### GOAL:
Each entry must be given again exactly; images do not belong in the copy.

### SUPPLIED MATERIAL:
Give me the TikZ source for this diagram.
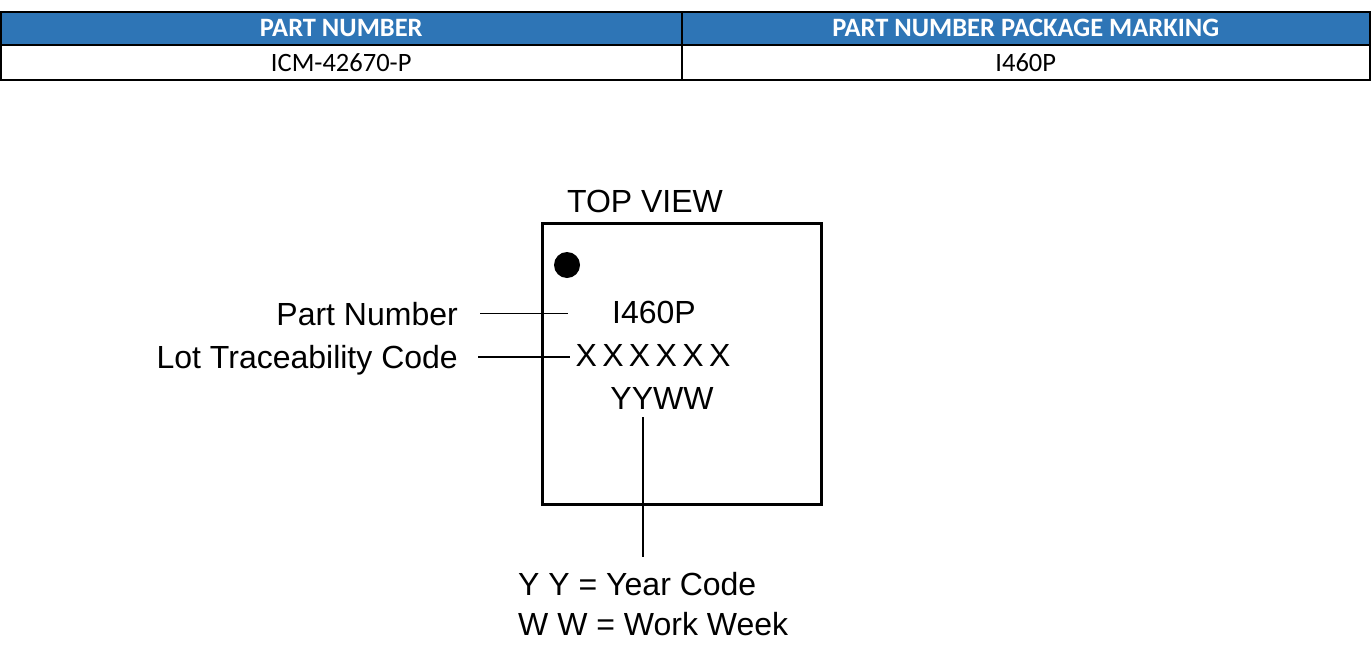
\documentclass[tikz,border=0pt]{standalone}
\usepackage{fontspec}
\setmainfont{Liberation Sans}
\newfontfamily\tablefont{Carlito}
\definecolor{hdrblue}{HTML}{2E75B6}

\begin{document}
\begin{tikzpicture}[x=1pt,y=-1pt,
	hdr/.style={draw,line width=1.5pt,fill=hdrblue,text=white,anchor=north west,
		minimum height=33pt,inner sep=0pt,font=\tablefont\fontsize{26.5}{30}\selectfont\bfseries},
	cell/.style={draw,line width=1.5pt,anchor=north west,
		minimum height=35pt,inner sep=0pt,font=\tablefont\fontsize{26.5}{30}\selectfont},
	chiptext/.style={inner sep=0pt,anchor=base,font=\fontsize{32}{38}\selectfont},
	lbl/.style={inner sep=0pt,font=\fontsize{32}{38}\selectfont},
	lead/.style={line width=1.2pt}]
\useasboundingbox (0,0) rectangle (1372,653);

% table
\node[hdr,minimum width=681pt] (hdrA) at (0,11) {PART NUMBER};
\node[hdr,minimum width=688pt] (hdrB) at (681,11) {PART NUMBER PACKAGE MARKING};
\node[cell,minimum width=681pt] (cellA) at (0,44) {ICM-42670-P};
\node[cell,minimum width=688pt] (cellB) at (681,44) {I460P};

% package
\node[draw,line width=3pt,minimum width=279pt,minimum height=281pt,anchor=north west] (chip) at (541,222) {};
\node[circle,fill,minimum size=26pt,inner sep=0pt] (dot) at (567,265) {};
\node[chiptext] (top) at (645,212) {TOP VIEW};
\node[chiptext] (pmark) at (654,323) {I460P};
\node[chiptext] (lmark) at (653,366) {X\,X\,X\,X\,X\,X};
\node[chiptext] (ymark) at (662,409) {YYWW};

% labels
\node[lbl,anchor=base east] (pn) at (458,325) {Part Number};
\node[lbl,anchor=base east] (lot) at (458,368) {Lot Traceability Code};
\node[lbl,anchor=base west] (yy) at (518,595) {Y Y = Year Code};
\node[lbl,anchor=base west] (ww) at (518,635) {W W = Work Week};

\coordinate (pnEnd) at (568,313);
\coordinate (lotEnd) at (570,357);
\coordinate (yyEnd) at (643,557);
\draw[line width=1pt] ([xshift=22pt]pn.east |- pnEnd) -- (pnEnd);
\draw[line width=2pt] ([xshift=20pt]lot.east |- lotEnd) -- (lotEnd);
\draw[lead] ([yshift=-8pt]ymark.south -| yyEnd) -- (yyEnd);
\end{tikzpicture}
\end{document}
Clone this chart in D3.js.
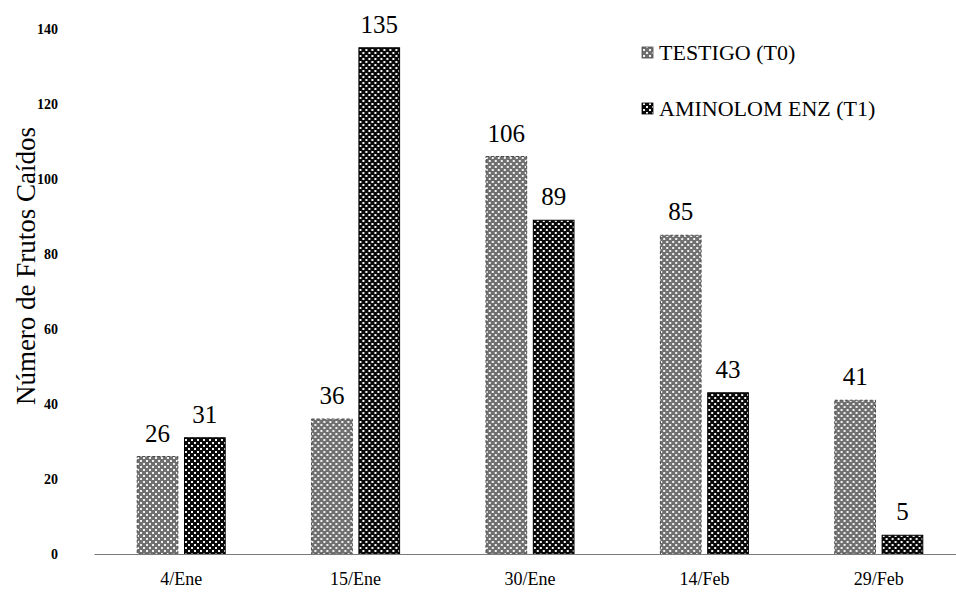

### RESULT:
Give me the TikZ source for this diagram.
\documentclass[tikz,border=0pt]{standalone}
\usepackage{fontspec}
\setmainfont{Liberation Sans}
\newfontfamily\tablefont{Carlito}
\definecolor{hdrblue}{HTML}{2E75B6}

\begin{document}
\begin{tikzpicture}[x=1pt,y=-1pt,
	hdr/.style={draw,line width=1.5pt,fill=hdrblue,text=white,anchor=north west,
		minimum height=33pt,inner sep=0pt,font=\tablefont\fontsize{26.5}{30}\selectfont\bfseries},
	cell/.style={draw,line width=1.5pt,anchor=north west,
		minimum height=35pt,inner sep=0pt,font=\tablefont\fontsize{26.5}{30}\selectfont},
	chiptext/.style={inner sep=0pt,anchor=base,font=\fontsize{32}{38}\selectfont},
	lbl/.style={inner sep=0pt,font=\fontsize{32}{38}\selectfont},
	lead/.style={line width=1.2pt}]
\useasboundingbox (0,0) rectangle (1372,653);

% table
\node[hdr,minimum width=681pt] (hdrA) at (0,11) {PART NUMBER};
\node[hdr,minimum width=688pt] (hdrB) at (681,11) {PART NUMBER PACKAGE MARKING};
\node[cell,minimum width=681pt] (cellA) at (0,44) {ICM-42670-P};
\node[cell,minimum width=688pt] (cellB) at (681,44) {I460P};

% package
\node[draw,line width=3pt,minimum width=279pt,minimum height=281pt,anchor=north west] (chip) at (541,222) {};
\node[circle,fill,minimum size=26pt,inner sep=0pt] (dot) at (567,265) {};
\node[chiptext] (top) at (645,212) {TOP VIEW};
\node[chiptext] (pmark) at (654,323) {I460P};
\node[chiptext] (lmark) at (653,366) {X\,X\,X\,X\,X\,X};
\node[chiptext] (ymark) at (662,409) {YYWW};

% labels
\node[lbl,anchor=base east] (pn) at (458,325) {Part Number};
\node[lbl,anchor=base east] (lot) at (458,368) {Lot Traceability Code};
\node[lbl,anchor=base west] (yy) at (518,595) {Y Y = Year Code};
\node[lbl,anchor=base west] (ww) at (518,635) {W W = Work Week};

\coordinate (pnEnd) at (568,313);
\coordinate (lotEnd) at (570,357);
\coordinate (yyEnd) at (643,557);
\draw[line width=1pt] ([xshift=22pt]pn.east |- pnEnd) -- (pnEnd);
\draw[line width=2pt] ([xshift=20pt]lot.east |- lotEnd) -- (lotEnd);
\draw[lead] ([yshift=-8pt]ymark.south -| yyEnd) -- (yyEnd);
\end{tikzpicture}
\end{document}
Clone this chart in D3.js.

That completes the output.